Dwyer took a slip of paper from his pocket and thrust it into Gantcher’s hand. “Wiring instructions. A blind account in the Isle of Man. My name’s not on it. If you don’t want to see me again, have the money in there within forty-eight hours. And hear me on this, you damned jeefe: you
don’t
want to see me again.”
Gantcher nodded, his eyes on the slip of paper. Dwyer headed straight for the bedroom’s grand double doors, pulled a sleeve over the hand that gripped the knob, and headed out and down the stairs. He descended a wide staircase and let his heels ring brazenly against the marble of the vaulted foyer.
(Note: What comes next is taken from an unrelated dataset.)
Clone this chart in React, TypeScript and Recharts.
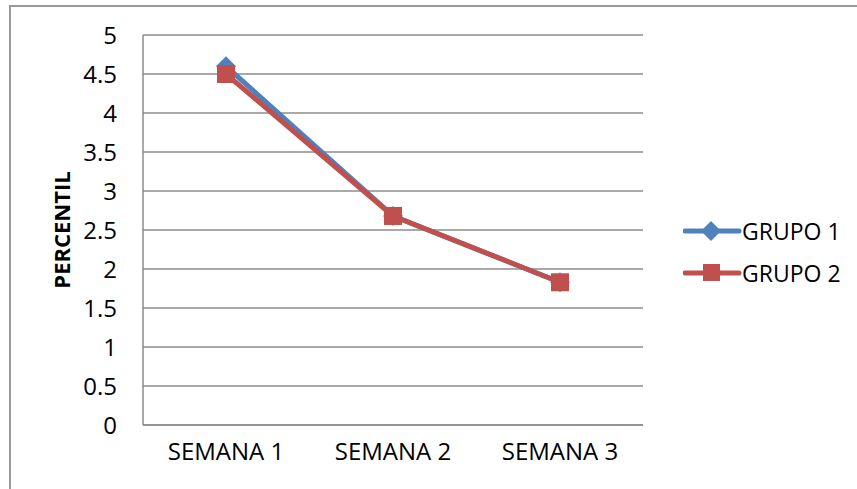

Dwyer exited through the front door, like a boulevardier out for a stroll, where he rabbit punched the closer of the two guards in the back of the head. They were the same two lummoxes he’d seen at the casino. On shift for too long—which was something only an amateur would do—they were rendered too tired to be sharp. The man went out and down, straightaway, landing on his face with a crunch that meant new dental work. Dwyer caught the second one, just turning in surprise, around the body and rocked him into a wicked
harai goshi
—a sweeping hip throw—that had him flying through the air briefly before being viciously deposited on the stone steps headfirst. The man’s face and chin took the brunt of the fall. Dwyer was already down the driveway to the street and in his car before they even started to move.